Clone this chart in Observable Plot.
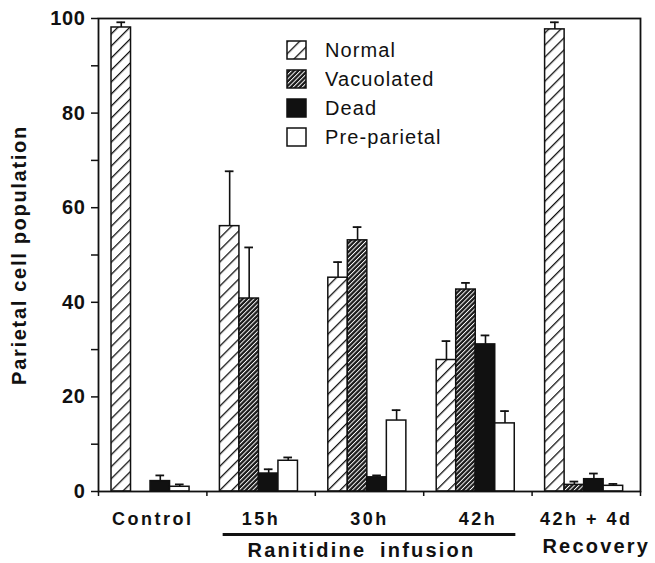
<!DOCTYPE html>
<html>
<head>
<meta charset="utf-8">
<script src="https://cdn.jsdelivr.net/npm/d3@7"></script>
<script src="https://cdn.jsdelivr.net/npm/@observablehq/plot@0.6"></script>
<style>
  body { margin: 0; background: #fff; }
  #wrap { position: relative; width: 655px; height: 563px; }
  #wrap > svg { font-family: 'Liberation Sans', Arial, Helvetica, sans-serif; font-size: 18px; font-weight: bold; color: #111; }
  #wrap g[aria-label="x-axis tick label"] text { letter-spacing: 2.5px; }
  #wrap g[aria-label="y-axis tick label"] text { font-size: 20px; letter-spacing: 0.6px; }
  #wrap g[aria-label="y-axis label"] text { font-size: 20px; letter-spacing: 1.7px; }
  #wrap g[aria-label="text"] text { font-size: 20px; letter-spacing: 2.2px; word-spacing: 6px; }
  #legend { position: absolute; left: 287px; top: 41px; }
  .lg-swatches { font-family: 'Liberation Sans', Arial, Helvetica, sans-serif !important; font-size: 20px !important; letter-spacing: 1.1px; color: #111; margin: 0 !important; }
  .lg-swatch { height: 18px; margin-bottom: 11px; padding-bottom: 0 !important; }
  .lg-swatch > svg { margin-right: 19px !important; }
  .lg-swatch rect { stroke: #111; stroke-width: 1.5px; }
</style>
</head>
<body>
<div id="wrap"></div>
<script>
// ---- data ----
const groups = ["Control", "15h", "30h", "42h", "42h + 4d"];
const series = ["Normal", "Vacuolated", "Dead", "Pre-parietal"];
const normal        = [98.1, 56.1, 45.2, 27.8, 97.7];
const normalErr     = [1.1, 11.6, 3.3, 4.0, 1.5];
const vacuolated    = [0, 40.8, 53.1, 42.7, 1.4];
const vacuolatedErr = [null, 10.8, 2.8, 1.4, 0.7];
const dead          = [2.2, 3.8, 3.0, 31.1, 2.6];
const deadErr       = [1.2, 0.9, 0.4, 1.9, 1.2];
const preParietal   = [1.0, 6.5, 15.0, 14.4, 1.2];
const preParietalErr= [0.5, 0.7, 2.2, 2.6, 0.4];
const yTicks = [0, 20, 40, 60, 80, 100];
const yMinorTicks = [10, 30, 50, 70, 90];
const yLabel = "Parietal cell population";
const annotations = [
  {text: "Ranitidine infusion", from: "15h", to: "42h", underline: true},
  {text: "Recovery", from: "42h + 4d", to: "42h + 4d", underline: false}
];
const fills = ["url(#hatch-normal)", "url(#hatch-vac)", "#111", "white"];

// ---- build table ----
const values = [normal, vacuolated, dead, preParietal];
const errs = [normalErr, vacuolatedErr, deadErr, preParietalErr];
const rows = [];
groups.forEach((g, gi) => series.forEach((s, si) => rows.push({
  group: g, gi, series: s, si, value: values[si][gi], err: errs[si][gi]
})));
const errRows = rows.filter(d => d.err != null);

// layout within each group (fractions of a group slot)
const barStart = 0.12, barW = 0.18, capHalf = 0.04;
const left = d => d.gi + barStart + d.si * barW;
const center = d => left(d) + barW / 2;
const boundaries = groups.map((g, i) => i).concat([groups.length]);
const centers = groups.map((g, i) => i + 0.5);
const annX = d => (groups.indexOf(d.from) + groups.indexOf(d.to) + 1) / 2;

function patternDefs() {
  const defs = document.createElementNS("http://www.w3.org/2000/svg", "defs");
  defs.innerHTML =
    `<pattern id="hatch-normal" patternUnits="userSpaceOnUse" width="8.5" height="8.5" patternTransform="rotate(45)">
       <rect width="8.5" height="8.5" fill="white"/><rect width="1.3" height="8.5" fill="#111"/>
     </pattern>
     <pattern id="hatch-vac" patternUnits="userSpaceOnUse" width="3.2" height="3.2" patternTransform="rotate(45)">
       <rect width="3.2" height="3.2" fill="#1a1a1a"/><rect width="0.95" height="3.2" fill="white"/>
     </pattern>`;
  return defs;
}

const chart = Plot.plot({
  width: 655,
  height: 563,
  marginTop: 18,
  marginRight: 15,
  marginBottom: 72,
  marginLeft: 98,
  x: {domain: [0, groups.length]},
  y: {domain: [0, 100]},
  color: {type: "ordinal", domain: series, range: fills},
  marks: [
    patternDefs,
    Plot.rect(rows, {x1: left, x2: d => left(d) + barW, y1: 0, y2: "value", fill: "series", stroke: "#111", strokeWidth: 1.5}),
    Plot.ruleX(errRows, {x: center, y1: "value", y2: d => d.value + d.err, stroke: "#111", strokeWidth: 1.6}),
    Plot.ruleY(errRows, {y: d => d.value + d.err, x1: d => center(d) - capHalf, x2: d => center(d) + capHalf, stroke: "#111", strokeWidth: 1.8}),
    Plot.frame({stroke: "#111", strokeWidth: 1.8}),
    Plot.axisY({ticks: yTicks, tickSize: 7, tickPadding: 6, strokeWidth: 1.5, label: yLabel, labelAnchor: "center", labelOffset: 87, labelArrow: "none"}),
    Plot.axisY({ticks: yMinorTicks, tickSize: 7, strokeWidth: 1.5, tickFormat: () => "", label: null}),
    Plot.axisX({ticks: boundaries, tickSize: 5, strokeWidth: 1.5, tickFormat: () => "", label: null}),
    Plot.axisX({ticks: centers, tickSize: 0, tickPadding: 21, tickFormat: v => groups[Math.floor(v)], label: null}),
    Plot.ruleY(annotations.filter(d => d.underline), {
      y: 0, dy: 43,
      x1: d => groups.indexOf(d.from) + 0.15,
      x2: d => groups.indexOf(d.to) + 0.85,
      stroke: "#111", strokeWidth: 3
    }),
    Plot.text(annotations.filter(d => d.underline), {x: annX, y: 0, dy: 59, dx: -8, text: "text", fill: "#111"}),
    Plot.text(annotations.filter(d => !d.underline), {x: annX, y: 0, dy: 55, dx: 10, text: "text", fill: "#111"})
  ]
});

document.getElementById("wrap").appendChild(chart);

const legend = chart.legend("color", {legend: "swatches", columns: 1, swatchWidth: 19, swatchHeight: 18, className: "lg"});
const legendBox = document.createElement("div");
legendBox.id = "legend";
legendBox.appendChild(legend);
document.getElementById("wrap").appendChild(legendBox);
</script>
</body>
</html>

• • • • • • •

Retype everything in the material word for word, minus pictures.

▸ **The solution**
Clone this chart in Observable Plot.
<!DOCTYPE html>
<html>
<head>
<meta charset="utf-8">
<script src="https://cdn.jsdelivr.net/npm/d3@7"></script>
<script src="https://cdn.jsdelivr.net/npm/@observablehq/plot@0.6"></script>
<style>
  body { margin: 0; background: #fff; }
  #wrap { position: relative; width: 655px; height: 563px; }
  #wrap > svg { font-family: 'Liberation Sans', Arial, Helvetica, sans-serif; font-size: 18px; font-weight: bold; color: #111; }
  #wrap g[aria-label="x-axis tick label"] text { letter-spacing: 2.5px; }
  #wrap g[aria-label="y-axis tick label"] text { font-size: 20px; letter-spacing: 0.6px; }
  #wrap g[aria-label="y-axis label"] text { font-size: 20px; letter-spacing: 1.7px; }
  #wrap g[aria-label="text"] text { font-size: 20px; letter-spacing: 2.2px; word-spacing: 6px; }
  #legend { position: absolute; left: 287px; top: 41px; }
  .lg-swatches { font-family: 'Liberation Sans', Arial, Helvetica, sans-serif !important; font-size: 20px !important; letter-spacing: 1.1px; color: #111; margin: 0 !important; }
  .lg-swatch { height: 18px; margin-bottom: 11px; padding-bottom: 0 !important; }
  .lg-swatch > svg { margin-right: 19px !important; }
  .lg-swatch rect { stroke: #111; stroke-width: 1.5px; }
</style>
</head>
<body>
<div id="wrap"></div>
<script>
// ---- data ----
const groups = ["Control", "15h", "30h", "42h", "42h + 4d"];
const series = ["Normal", "Vacuolated", "Dead", "Pre-parietal"];
const normal        = [98.1, 56.1, 45.2, 27.8, 97.7];
const normalErr     = [1.1, 11.6, 3.3, 4.0, 1.5];
const vacuolated    = [0, 40.8, 53.1, 42.7, 1.4];
const vacuolatedErr = [null, 10.8, 2.8, 1.4, 0.7];
const dead          = [2.2, 3.8, 3.0, 31.1, 2.6];
const deadErr       = [1.2, 0.9, 0.4, 1.9, 1.2];
const preParietal   = [1.0, 6.5, 15.0, 14.4, 1.2];
const preParietalErr= [0.5, 0.7, 2.2, 2.6, 0.4];
const yTicks = [0, 20, 40, 60, 80, 100];
const yMinorTicks = [10, 30, 50, 70, 90];
const yLabel = "Parietal cell population";
const annotations = [
  {text: "Ranitidine infusion", from: "15h", to: "42h", underline: true},
  {text: "Recovery", from: "42h + 4d", to: "42h + 4d", underline: false}
];
const fills = ["url(#hatch-normal)", "url(#hatch-vac)", "#111", "white"];

// ---- build table ----
const values = [normal, vacuolated, dead, preParietal];
const errs = [normalErr, vacuolatedErr, deadErr, preParietalErr];
const rows = [];
groups.forEach((g, gi) => series.forEach((s, si) => rows.push({
  group: g, gi, series: s, si, value: values[si][gi], err: errs[si][gi]
})));
const errRows = rows.filter(d => d.err != null);

// layout within each group (fractions of a group slot)
const barStart = 0.12, barW = 0.18, capHalf = 0.04;
const left = d => d.gi + barStart + d.si * barW;
const center = d => left(d) + barW / 2;
const boundaries = groups.map((g, i) => i).concat([groups.length]);
const centers = groups.map((g, i) => i + 0.5);
const annX = d => (groups.indexOf(d.from) + groups.indexOf(d.to) + 1) / 2;

function patternDefs() {
  const defs = document.createElementNS("http://www.w3.org/2000/svg", "defs");
  defs.innerHTML =
    `<pattern id="hatch-normal" patternUnits="userSpaceOnUse" width="8.5" height="8.5" patternTransform="rotate(45)">
       <rect width="8.5" height="8.5" fill="white"/><rect width="1.3" height="8.5" fill="#111"/>
     </pattern>
     <pattern id="hatch-vac" patternUnits="userSpaceOnUse" width="3.2" height="3.2" patternTransform="rotate(45)">
       <rect width="3.2" height="3.2" fill="#1a1a1a"/><rect width="0.95" height="3.2" fill="white"/>
     </pattern>`;
  return defs;
}

const chart = Plot.plot({
  width: 655,
  height: 563,
  marginTop: 18,
  marginRight: 15,
  marginBottom: 72,
  marginLeft: 98,
  x: {domain: [0, groups.length]},
  y: {domain: [0, 100]},
  color: {type: "ordinal", domain: series, range: fills},
  marks: [
    patternDefs,
    Plot.rect(rows, {x1: left, x2: d => left(d) + barW, y1: 0, y2: "value", fill: "series", stroke: "#111", strokeWidth: 1.5}),
    Plot.ruleX(errRows, {x: center, y1: "value", y2: d => d.value + d.err, stroke: "#111", strokeWidth: 1.6}),
    Plot.ruleY(errRows, {y: d => d.value + d.err, x1: d => center(d) - capHalf, x2: d => center(d) + capHalf, stroke: "#111", strokeWidth: 1.8}),
    Plot.frame({stroke: "#111", strokeWidth: 1.8}),
    Plot.axisY({ticks: yTicks, tickSize: 7, tickPadding: 6, strokeWidth: 1.5, label: yLabel, labelAnchor: "center", labelOffset: 87, labelArrow: "none"}),
    Plot.axisY({ticks: yMinorTicks, tickSize: 7, strokeWidth: 1.5, tickFormat: () => "", label: null}),
    Plot.axisX({ticks: boundaries, tickSize: 5, strokeWidth: 1.5, tickFormat: () => "", label: null}),
    Plot.axisX({ticks: centers, tickSize: 0, tickPadding: 21, tickFormat: v => groups[Math.floor(v)], label: null}),
    Plot.ruleY(annotations.filter(d => d.underline), {
      y: 0, dy: 43,
      x1: d => groups.indexOf(d.from) + 0.15,
      x2: d => groups.indexOf(d.to) + 0.85,
      stroke: "#111", strokeWidth: 3
    }),
    Plot.text(annotations.filter(d => d.underline), {x: annX, y: 0, dy: 59, dx: -8, text: "text", fill: "#111"}),
    Plot.text(annotations.filter(d => !d.underline), {x: annX, y: 0, dy: 55, dx: 10, text: "text", fill: "#111"})
  ]
});

document.getElementById("wrap").appendChild(chart);

const legend = chart.legend("color", {legend: "swatches", columns: 1, swatchWidth: 19, swatchHeight: 18, className: "lg"});
const legendBox = document.createElement("div");
legendBox.id = "legend";
legendBox.appendChild(legend);
document.getElementById("wrap").appendChild(legendBox);
</script>
</body>
</html>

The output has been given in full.